HTC has slashed executive pay and rewards as the company struggles to find its feet again in the smartphone business, with total compensation for the leadership team cut by more than half in 2012. CEO Peter Chou saw his total remuneration dip below the NT$100m ($3.3m) point for the year, the first time that has happened in two years according to HTC's annual report, while packages for executives overall were down 51.3-percent compared to 2011.
In 2011, HTC had spent NT$1.36bn ($44.8m) on a combination of salary, retirement pay, bonuses, and profit sharing for the top-tier employees. However, faced with the company's ongoing financial issues, it was forced to significantly slash that amount in 2012.
Overall, the package came to around NT$660.5m ($22m). In addition to Chou dipping below the NT$100m mark, engineering and operations president Fred Liu also saw his total package slip under that threshold.

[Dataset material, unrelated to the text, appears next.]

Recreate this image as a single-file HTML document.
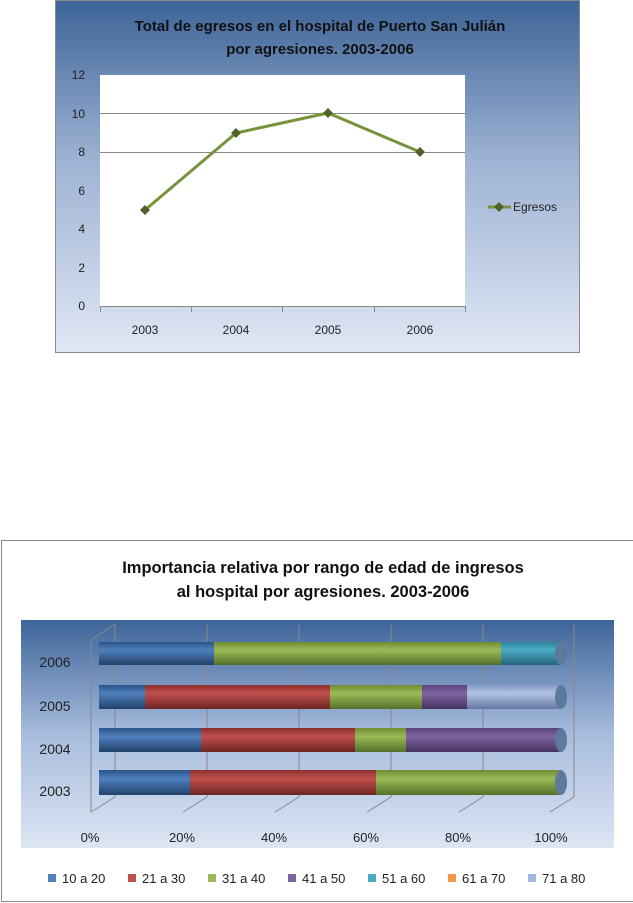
<!DOCTYPE html>
<html><head><meta charset="utf-8"><style>
body{margin:0;background:#fff;width:633px;height:903px;overflow:hidden}
svg{display:block}
text{font-family:"Liberation Sans","DejaVu Sans",sans-serif}
</style></head><body>
<svg width="633" height="903" viewBox="0 0 633 903" xmlns="http://www.w3.org/2000/svg">
<defs>
<linearGradient id="bg1" x1="0" y1="0" x2="0" y2="1">
<stop offset="0" stop-color="#3c6397"/><stop offset="0.45" stop-color="#9db2d3"/><stop offset="1" stop-color="#dfe7f4"/></linearGradient>
<linearGradient id="bg2" x1="0" y1="0" x2="0" y2="1">
<stop offset="0" stop-color="#3d6499"/><stop offset="0.5" stop-color="#a7bcdd"/><stop offset="1" stop-color="#dce5f3"/></linearGradient>
<linearGradient id="cb" x1="0" y1="0" x2="0" y2="1"><stop offset="0" stop-color="#2c5488"/><stop offset="0.35" stop-color="#4f81bd"/><stop offset="1" stop-color="#23416b"/></linearGradient>
<linearGradient id="cr" x1="0" y1="0" x2="0" y2="1"><stop offset="0" stop-color="#8c2f2d"/><stop offset="0.35" stop-color="#c0504d"/><stop offset="1" stop-color="#6e2422"/></linearGradient>
<linearGradient id="cg" x1="0" y1="0" x2="0" y2="1"><stop offset="0" stop-color="#6f8c33"/><stop offset="0.35" stop-color="#9bbb59"/><stop offset="1" stop-color="#55702a"/></linearGradient>
<linearGradient id="cp" x1="0" y1="0" x2="0" y2="1"><stop offset="0" stop-color="#5a4478"/><stop offset="0.35" stop-color="#8064a2"/><stop offset="1" stop-color="#45335e"/></linearGradient>
<linearGradient id="ct" x1="0" y1="0" x2="0" y2="1"><stop offset="0" stop-color="#2e8399"/><stop offset="0.35" stop-color="#4bacc6"/><stop offset="1" stop-color="#226476"/></linearGradient>
<linearGradient id="cl" x1="0" y1="0" x2="0" y2="1"><stop offset="0" stop-color="#8397c2"/><stop offset="0.35" stop-color="#b2c3e6"/><stop offset="1" stop-color="#6577a0"/></linearGradient>
</defs>

<!-- Chart 1 -->
<rect x="55.5" y="0.5" width="524" height="352" fill="url(#bg1)" stroke="#8a8a8a"/>
<text x="320" y="31" text-anchor="middle" font-size="15" font-weight="bold" fill="#111">Total de egresos en el hospital de Puerto San Julián</text>
<text x="320" y="54" text-anchor="middle" font-size="15" font-weight="bold" fill="#111">por agresiones. 2003-2006</text>
<rect x="100" y="75" width="365" height="231" fill="#fff"/>
<g stroke="#888" stroke-width="1">
<line x1="100" y1="113.5" x2="465" y2="113.5"/><line x1="100" y1="152.5" x2="465" y2="152.5"/>
<line x1="100" y1="306.5" x2="465" y2="306.5"/>
<line x1="100.5" y1="306" x2="100.5" y2="312"/><line x1="191.5" y1="306" x2="191.5" y2="312"/><line x1="282.5" y1="306" x2="282.5" y2="312"/><line x1="374.5" y1="306" x2="374.5" y2="312"/><line x1="465.5" y1="306" x2="465.5" y2="312"/>
</g>
<g font-size="12" fill="#222" text-anchor="end">
<text x="85" y="79">12</text><text x="85" y="118">10</text><text x="85" y="156">8</text><text x="85" y="195">6</text><text x="85" y="233">4</text><text x="85" y="272">2</text><text x="85" y="310">0</text>
</g>
<g font-size="12" fill="#222" text-anchor="middle">
<text x="145" y="334">2003</text><text x="236" y="334">2004</text><text x="328" y="334">2005</text><text x="420" y="334">2006</text>
</g>
<polyline points="145,210 236,133 328,113 420,152" fill="none" stroke="#77933c" stroke-width="3"/>
<g fill="#4f6228">
<path d="M145,205 l5,5 l-5,5 l-5,-5z"/><path d="M236,128 l5,5 l-5,5 l-5,-5z"/><path d="M328,108 l5,5 l-5,5 l-5,-5z"/><path d="M420,147 l5,5 l-5,5 l-5,-5z"/>
<line x1="488" y1="207" x2="511" y2="207" stroke="#77933c" stroke-width="3"/>
<path d="M499,202 l5,5 l-5,5 l-5,-5z"/>
</g>
<text x="513" y="211" font-size="12" fill="#222">Egresos</text>

<!-- Chart 2 -->
<rect x="1.5" y="540.5" width="640" height="361" fill="#fff" stroke="#8a8a8a"/>
<text x="323" y="573" text-anchor="middle" font-size="16.5" font-weight="bold" fill="#111">Importancia relativa por rango de edad de ingresos</text>
<text x="323" y="597" text-anchor="middle" font-size="16.5" font-weight="bold" fill="#111">al hospital por agresiones. 2003-2006</text>
<rect x="21" y="620" width="593" height="228" fill="url(#bg2)"/>
<g stroke="#888" stroke-width="1" fill="none">
<line x1="115" y1="624" x2="115" y2="797"/><line x1="207" y1="624" x2="207" y2="797"/><line x1="299" y1="624" x2="299" y2="797"/><line x1="391" y1="624" x2="391" y2="797"/><line x1="483" y1="624" x2="483" y2="797"/><line x1="574" y1="624" x2="574" y2="797"/>
<line x1="91" y1="640" x2="91" y2="812"/><line x1="91" y1="640" x2="115" y2="624"/>
<line x1="115" y1="797" x2="91" y2="812"/><line x1="207" y1="797" x2="183" y2="812"/><line x1="299" y1="797" x2="275" y2="812"/><line x1="391" y1="797" x2="367" y2="812"/><line x1="483" y1="797" x2="459" y2="812"/><line x1="574" y1="797" x2="550" y2="812"/>
</g>
<g font-size="14" fill="#222" text-anchor="middle">
<text x="55" y="667">2006</text><text x="55" y="711">2005</text><text x="55" y="754">2004</text><text x="55" y="796">2003</text>
</g>
<g font-size="13" fill="#222" text-anchor="middle">
<text x="90" y="842">0%</text><text x="182" y="842">20%</text><text x="274" y="842">40%</text><text x="366" y="842">60%</text><text x="458" y="842">80%</text><text x="551" y="842">100%</text>
</g>
<g>
<rect x="99" y="642" width="115" height="23" fill="url(#cb)"/>
<rect x="214" y="642" width="287" height="23" fill="url(#cg)"/>
<rect x="501" y="642" width="60" height="23" fill="url(#ct)"/>
<ellipse cx="561" cy="653.5" rx="6" ry="11.5" fill="#5d7a9c"/>

<rect x="99" y="685" width="46" height="24" fill="url(#cb)"/>
<rect x="145" y="685" width="185" height="24" fill="url(#cr)"/>
<rect x="330" y="685" width="92" height="24" fill="url(#cg)"/>
<rect x="422" y="685" width="45" height="24" fill="url(#cp)"/>
<rect x="467" y="685" width="94" height="24" fill="url(#cl)"/>
<ellipse cx="561" cy="697" rx="6" ry="12" fill="#5d7a9c"/>

<rect x="99" y="728" width="102" height="24" fill="url(#cb)"/>
<rect x="201" y="728" width="154" height="24" fill="url(#cr)"/>
<rect x="355" y="728" width="51" height="24" fill="url(#cg)"/>
<rect x="406" y="728" width="155" height="24" fill="url(#cp)"/>
<ellipse cx="561" cy="740" rx="6" ry="12" fill="#5d7a9c"/>

<rect x="99" y="770" width="91" height="25" fill="url(#cb)"/>
<rect x="190" y="770" width="186" height="25" fill="url(#cr)"/>
<rect x="376" y="770" width="185" height="25" fill="url(#cg)"/>
<ellipse cx="561" cy="782.5" rx="6" ry="12.5" fill="#5d7a9c"/>
</g>
<g font-size="13" fill="#222">
<rect x="48" y="874" width="8" height="8" fill="#4f81bd"/><text x="62" y="883">10 a 20</text>
<rect x="128" y="874" width="8" height="8" fill="#c0504d"/><text x="142" y="883">21 a 30</text>
<rect x="208" y="874" width="8" height="8" fill="#9bbb59"/><text x="222" y="883">31 a 40</text>
<rect x="288" y="874" width="8" height="8" fill="#8064a2"/><text x="302" y="883">41 a 50</text>
<rect x="368" y="874" width="8" height="8" fill="#4bacc6"/><text x="382" y="883">51 a 60</text>
<rect x="448" y="874" width="8" height="8" fill="#f79646"/><text x="462" y="883">61 a 70</text>
<rect x="528" y="874" width="8" height="8" fill="#a5b7dd"/><text x="542" y="883">71 a 80</text>
</g>
</svg>
</body></html>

The decision to trim rewards is an unsurprising one, given HTC's current position in the market. Poor earnings and declining market share are cited in the report, with HTC seeing an underwhelming reaction to its previous flagship devices, such as the HTC One X and One X+. There, despite being solid phones and being praised in reviews, rival handsets such as Samsung's Galaxy S III overshadowed them in the marketplace.
Part of that is down to promotional budgets, with Samsung spending considerably more on advertising than HTC can afford to. The company hoped to pip Samsung to the new flagship post in 2013 with the HTC One, aiming to get the new unibody metal smartphone onto the market several months ahead of the Galaxy S 4; however, production delays meant the much-vaunted 80 country simultaneous launch actually dwindled to around three locations.
Despite suggestions made previously that he would fall on his sword should HTC continue to struggle, Peter Chou recently reconfirmed his commitment to the firm, Android Community reports. Speaking at the annual stockholder meeting, the CEO asked for investor patience, and reiterated earlier comments that HTC's "narrowed focus" would see the company rise once again.